Wonder Womans Auftritt mit Burka (siehe auch den Anhang unter anderem mit Sketchen) soll ihr wie Mattels wandelbarer (Hijab-) Barbie Globalität verleihen, sie zu einer Heldin für alle Frauen machen, gleich welcher Nation, Religion oder Hautfarbe. Dieser Auftritt ist gewollt, aber überflüssig, da die Verkleidung keinen wirklichen Einfluss auf die Handlung hat. Ob das beim Publikum ankommt und nicht etwa von einzelnen Gruppen als Affront erachtet wird, etwa wegen der Verunglimpfung von (religiösen und staatlichen) Symbolen, bleibt abzuwarten, zumal der Eindruck entsteht, dass nicht alle Fälle mit derselben Behutsamkeit behandelt werden (zum Beispiel das Schwarze Kreuz).

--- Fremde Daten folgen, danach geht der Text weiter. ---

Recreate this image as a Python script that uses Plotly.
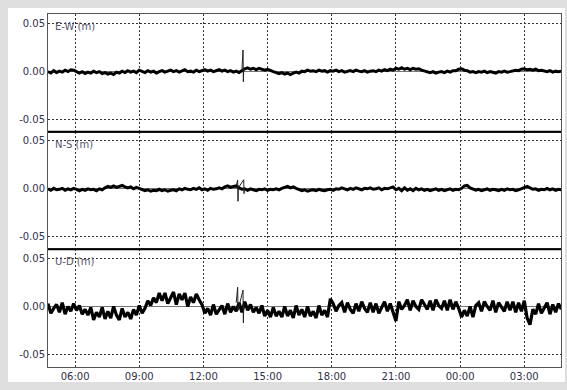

Die Zeichnungen sind gefällig und mehr idealistisch als realistisch mit einem gewissen Comic-Touch durch die mitunter kräftige Tuschung. Erfreulicherweise ist das Team identisch mit dem von Band 1, so dass die Serie nicht unter einem optischen Wechsel zu leiden hat.

„Wonder Woman: Erde Eins“ Band 2 ist ein Comic mit viel Konflikt-Potential, der eigentlich genau das macht, was immer den Serien mit männlichen Helden vorgeworfen wird: einseitige Darstellungen, in denen das andere Geschlecht nicht gleichberechtigt und gleichwertig erscheint. Dass in „Wonder Woman“ bewusst auf die Problematik hingewiesen werden soll, liegt auf der Hand, doch geht der Autor einen Schritt zu weit. Man hat das Gefühl, dass er gezielt die Feministen und Feministinnen anspricht und die als Vertreter des Patriarchats über einen Kamm geschorenen Männer schlecht aussehen lässt.